Monday, 15 August 2011

Day 64 -- 15/8/2011 Monday

I was trying some stuff on Sunday, hoping to accomplish something but I was stuck at a point. When I select a cube out of the exploded cube, it select a cube from each "group". I couldn't continue as I want to apply jitter movement to a single cube.

Today, the first thing I did was to solve this problem. I asked Charles for help. He showed me using the assemble sop to identify each cube as an individual geometry.

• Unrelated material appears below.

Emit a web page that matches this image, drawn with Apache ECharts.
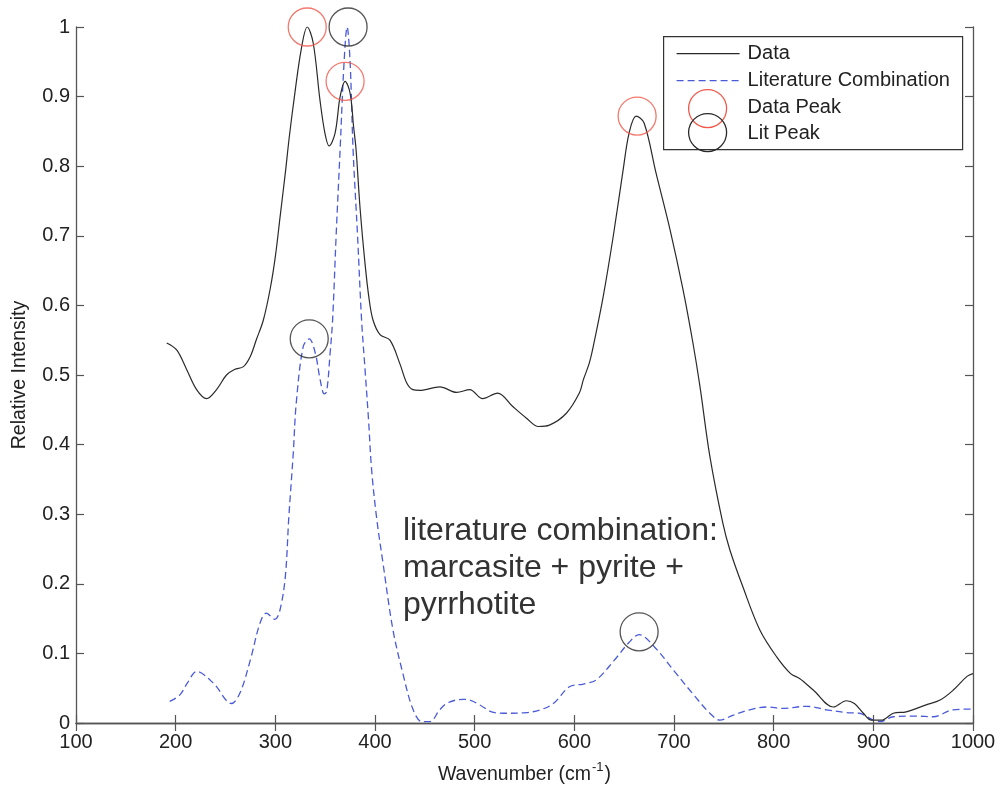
<!DOCTYPE html>
<html>
<head>
<meta charset="utf-8">
<title>Raman spectrum vs literature combination</title>
<script src="https://cdn.jsdelivr.net/npm/echarts@6/dist/echarts.min.js"></script>
<style>
  html, body { margin: 0; padding: 0; background: #ffffff; }
  #chart { width: 1000px; height: 786px; }
</style>
</head>
<body>
<div id="chart"></div>
<script>
// Measured spectrum (normalised)
const dataX = [191, 201, 211, 221, 231, 241, 251, 259, 268, 275, 281, 288, 295, 300, 305, 310, 314, 319.6, 326, 332,
  338, 344.7, 349.7, 354, 360, 365, 370, 375, 378.5, 381, 385, 390, 394, 398, 405, 415, 425, 432, 438, 445,
  465, 482, 495, 508, 523, 538, 552, 564, 575, 592, 605, 609, 615, 619, 629, 639, 649, 655, 662, 670,
  682, 696, 709, 719, 726, 736, 749, 756, 769, 786, 803, 817, 826, 840, 860, 873, 881, 890, 898, 908,
  920, 933, 953, 967, 980, 994, 1000];
const dataY = [0.546, 0.536, 0.508, 0.479, 0.466, 0.479, 0.500, 0.508, 0.512, 0.527, 0.551, 0.579, 0.625, 0.67, 0.73, 0.79, 0.842, 0.905, 0.968, 1.0,
  0.977, 0.896, 0.848, 0.829, 0.848, 0.90, 0.922, 0.905, 0.857, 0.824, 0.74, 0.66, 0.61, 0.579, 0.558, 0.550, 0.516, 0.488, 0.479, 0.478,
  0.483, 0.475, 0.479, 0.466, 0.474, 0.455, 0.438, 0.426, 0.428, 0.445, 0.474, 0.493, 0.517, 0.541, 0.613, 0.699, 0.795, 0.848, 0.872, 0.862,
  0.79, 0.709, 0.623, 0.546, 0.484, 0.383, 0.287, 0.249, 0.196, 0.134, 0.095, 0.071, 0.064, 0.047, 0.023, 0.032, 0.028, 0.014, 0.004, 0.004,
  0.014, 0.016, 0.026, 0.033, 0.047, 0.067, 0.071];

// Sum of marcasite + pyrite + pyrrhotite reference spectra
const litX = [194, 204, 212, 221, 238, 256, 264.5, 275, 284.5, 291, 299.6, 304.6, 310, 313.5, 318, 321, 328, 334, 340, 345,
  349, 351.5, 355, 357.5, 361, 365, 369, 372, 375, 378, 382.5, 386.5, 390, 393.5, 396.6, 401.6, 408, 418, 428, 438,
  447, 455, 465, 473, 488, 495, 505, 517, 529, 552, 566, 579, 595, 609, 622, 640, 655, 665, 680, 700,
  720, 736, 746, 759, 776, 793, 809, 833, 853, 873, 886, 900, 907, 920, 940, 960, 980, 1000];
const litY = [0.031, 0.040, 0.058, 0.074, 0.057, 0.028, 0.043, 0.091, 0.143, 0.158, 0.149, 0.162, 0.21, 0.295, 0.388, 0.46, 0.541, 0.552, 0.532, 0.493,
  0.473, 0.476, 0.532, 0.58, 0.70, 0.824, 0.95, 1.0, 0.95, 0.824, 0.70, 0.58, 0.508, 0.436, 0.364, 0.295, 0.23, 0.134, 0.071, 0.020,
  0.002, 0.002, 0.019, 0.029, 0.034, 0.033, 0.026, 0.016, 0.014, 0.015, 0.019, 0.028, 0.052, 0.056, 0.062, 0.09, 0.116, 0.127, 0.11, 0.075,
  0.04, 0.014, 0.004, 0.011, 0.019, 0.023, 0.021, 0.024, 0.019, 0.015, 0.014, 0.004, 0.002, 0.009, 0.010, 0.009, 0.019, 0.02];

// Picked peaks
const dataPeakX = [332, 370, 663];
const dataPeakY = [1.0, 0.922, 0.872];
const litPeakX = [373, 334, 665];
const litPeakY = [1.0, 0.552, 0.131];

// Axis ticks
const xTicks = [100, 200, 300, 400, 500, 600, 700, 800, 900, 1000];
const yTicks = [0, 0.1, 0.2, 0.3, 0.4, 0.5, 0.6, 0.7, 0.8, 0.9, 1];

const legendNames = ['Data', 'Literature Combination', 'Data Peak', 'Lit Peak'];
const noteLines = ['literature combination:', 'marcasite + pyrite +', 'pyrrhotite'];

const zip = (xs, ys) => xs.map((x, i) => [x, ys[i]]);

const FONT = '"Liberation Sans", Arial, Helvetica, sans-serif';
const AXIS_COLOR = '#555';
const TEXT_COLOR = '#222';
const BLUE = '#4a5ad8';
const RED = '#f0584a';
const BLACK = '#2a2a2a';

const xMin = xTicks[0], xMax = xTicks[xTicks.length - 1];
const xStep = xTicks[1] - xTicks[0];
const yMin = yTicks[0], yMax = yTicks[yTicks.length - 1];
const yStep = 0.1;

const baseAxisLine = { show: true, lineStyle: { color: AXIS_COLOR, width: 1.3 } };
const innerTick = { show: true, inside: true, length: 8, lineStyle: { color: AXIS_COLOR, width: 1.2 } };

const chart = echarts.init(document.getElementById('chart'), null, { renderer: 'canvas' });

const option = {
  backgroundColor: '#ffffff',
  animation: false,
  textStyle: { fontFamily: FONT },
  grid: { left: 76, right: 27, top: 27, bottom: 63, containLabel: false, outerBoundsMode: 'none' },
  xAxis: [
    {
      type: 'value', min: xMin, max: xMax, interval: xStep, position: 'bottom',
      axisLine: baseAxisLine, axisTick: innerTick, splitLine: { show: false },
      axisLabel: { color: TEXT_COLOR, fontSize: 20, margin: 9, fontFamily: FONT, formatter: v => String(v) },
      name: '{a|Wavenumber (cm}{s|-1}{a|)}',
      nameLocation: 'middle', nameGap: 38,
      nameTextStyle: {
        rich: {
          a: { fontSize: 19.5, color: TEXT_COLOR, fontFamily: FONT, lineHeight: 24, verticalAlign: 'bottom' },
          s: { fontSize: 13, color: TEXT_COLOR, fontFamily: FONT, lineHeight: 24, verticalAlign: 'top', padding: [0, 1, 0, 1] }
        }
      }
    },
    {
      type: 'value', min: xMin, max: xMax, interval: xStep, position: 'top',
      axisLine: baseAxisLine, axisTick: innerTick, axisLabel: { show: false }, splitLine: { show: false }
    }
  ],
  yAxis: [
    {
      type: 'value', min: yMin, max: yMax, interval: yStep, position: 'left',
      axisLine: baseAxisLine, axisTick: innerTick, splitLine: { show: false },
      axisLabel: {
        color: TEXT_COLOR, fontSize: 20, margin: 6, fontFamily: FONT,
        formatter: v => String(Math.round(v * 10) / 10)
      },
      name: 'Relative Intensity', nameLocation: 'middle', nameGap: 46,
      nameTextStyle: { fontSize: 19.5, color: TEXT_COLOR, fontFamily: FONT }
    },
    {
      type: 'value', min: yMin, max: yMax, interval: yStep, position: 'right',
      axisLine: baseAxisLine, axisTick: innerTick, axisLabel: { show: false }, splitLine: { show: false }
    }
  ],
  series: [
    {
      name: legendNames[0], type: 'line', data: zip(dataX, dataY),
      smooth: 0.35, showSymbol: false, symbol: 'none', clip: true,
      lineStyle: { color: BLACK, width: 1.2 }, z: 3
    },
    {
      name: legendNames[1], type: 'line', data: zip(litX, litY),
      smooth: 0.35, showSymbol: false, symbol: 'none', clip: true,
      lineStyle: { color: BLUE, width: 1.3, type: [7, 4] }, z: 2
    },
    {
      name: legendNames[2], type: 'scatter', data: zip(dataPeakX, dataPeakY),
      symbol: 'circle', symbolSize: 38, clip: false,
      itemStyle: { color: 'rgba(0,0,0,0)', borderColor: RED, borderWidth: 1.3 }, z: 4
    },
    {
      name: legendNames[3], type: 'scatter', data: zip(litPeakX, litPeakY),
      symbol: 'circle', symbolSize: 38, clip: false,
      itemStyle: { color: 'rgba(0,0,0,0)', borderColor: BLACK, borderWidth: 1.3 }, z: 4
    }
  ],
  graphic: [
    // legend box
    {
      type: 'group', left: 663, top: 36, z: 100,
      children: [
        { type: 'rect', shape: { x: 0, y: 0, width: 299, height: 113 },
          style: { fill: '#ffffff', stroke: '#333', lineWidth: 1.2 } },
        { type: 'line', shape: { x1: 13, y1: 17, x2: 76, y2: 17 },
          style: { stroke: BLACK, lineWidth: 1.2 } },
        { type: 'line', shape: { x1: 13, y1: 44, x2: 76, y2: 44 },
          style: { stroke: BLUE, lineWidth: 1.3, lineDash: [7, 4] } },
        { type: 'circle', shape: { cx: 44, cy: 72, r: 19 },
          style: { fill: 'none', stroke: RED, lineWidth: 1.3 } },
        { type: 'circle', shape: { cx: 44, cy: 96, r: 19 },
          style: { fill: 'none', stroke: BLACK, lineWidth: 1.3 } },
        { type: 'text', x: 84, y: 17, style: { text: legendNames[0], fill: TEXT_COLOR, font: '20px ' + FONT, verticalAlign: 'middle' } },
        { type: 'text', x: 84, y: 44, style: { text: legendNames[1], fill: TEXT_COLOR, font: '20px ' + FONT, verticalAlign: 'middle' } },
        { type: 'text', x: 84, y: 71, style: { text: legendNames[2], fill: TEXT_COLOR, font: '20px ' + FONT, verticalAlign: 'middle' } },
        { type: 'text', x: 84, y: 97, style: { text: legendNames[3], fill: TEXT_COLOR, font: '20px ' + FONT, verticalAlign: 'middle' } }
      ]
    },
    // annotation
    {
      type: 'text', left: 403, top: 513, z: 90,
      style: { text: noteLines.join('\n'), fill: '#333', font: '32px ' + FONT, lineHeight: 37 }
    }
  ]
};

chart.setOption(option);
</script>
</body>
</html>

Then I asked him how can I know which cube number to choose if I want to choose a specific cube. He then directed me to Ziggy. Ziggy explained to me while laying down sop by sop. First, I need to break up the group and re-assigning new primitive attribute then grouping them with the new attribute. Next, a foreach sop to add a point to each cube. A centroid expression to centralize the point. A delete sop to see the selection.




After getting the cubes isolated, I started applying jitter movement, running through foreach, using the rand($FF) expression, also an if statement to activate the expression at a certain frame. I tried tweaking the values of the expression but after quite some time, the movement looks subtle through the camera angle. I asked Steven for advice to see if scraping the idea will be better. He agreed.

After that, I carried on to the next part where the cubes will roll towards the camera. The steps are as follow; save a single bgeo of the rest position, delete unwanted attribute to clear up memory and neater in a way, creating a new velocity attribute and then promoting it as a point attribute so in a point sop, velocity can be added there. Next I put them into a dopnet and do a test run. However, the result was not as expected. Instead of individual cube roll, the thing moves as a whole, the entire area moved together. Consulted Ziggy on this and he points out that using RBD object moves the entire thing as it reads in the sop path while using RBD fractured group has a group mask function which read each group, allowing each group to act on its own. I had a test video on this.